Además, puestos a inventar -continúa Messori-, difícilmente los evangelistas hubieran ideado episodios como la huida de los apóstoles ante la Pasión, la triple negación de Pedro, las palabras de Cristo en el Huerto de los Olivos o su exclamación en la cruz ("Dios mío, Dios mío, ¿por qué me has abandonado?"), sucesos que nadie habría osado escribir si no hubieran sido escrupulosamente reales: tan contrarios eran a la idea de un Mesías, victorioso y potente, arraigada en la mentalidad hebrea de la época.
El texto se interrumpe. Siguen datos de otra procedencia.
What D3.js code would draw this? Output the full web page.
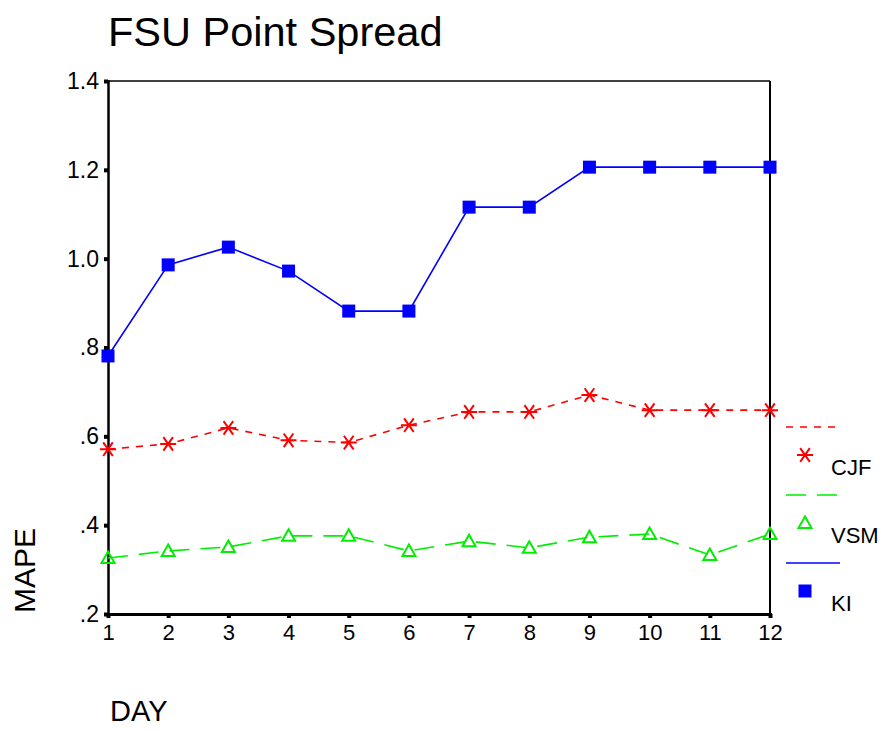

Ante contrastes de este tipo, el propio Rousseau, nada sospechoso de simpatía hacia la fe católica, solía afirmar, hablando de los evangelios: ¿Invenciones...? Amigo, así no se inventa.
La mayoría de los argumentos que en estos dos últimos siglos se han dirigido contra la veracidad de los evangelios parecen dictados por un prejuicio ideológico. Y toda esa fuerte crítica, que en algunos momentos pareció poner en crisis la fe tratando de eliminar su base histórica, ha logrado más bien, como de rebote, fortalecerla. Un gran número de sucesivos descubrimientos ha ido barriendo poco a poco toda la nube de hipótesis que se habían ido formando en su contra.
La nube que ahora flota en el ambiente es más bien la sospecha de si muchos de aquellos grandes desmitificadores de la fe no habrán resultado finalmente ser, en realidad, unos grandes inventores de mitos en torno a la interpretación de los evangelios (unos mitos que por aquellos años nadie osaba discutir). Hoy -asegura Lucien Cerfaux, prestigioso especialista de exégesis bíblica-, después de dos siglos de ensañamiento crítico, estamos descubriendo con sorpresa que, posiblemente, el modo más "científico" de leer los evangelios es leerlos con sencillez.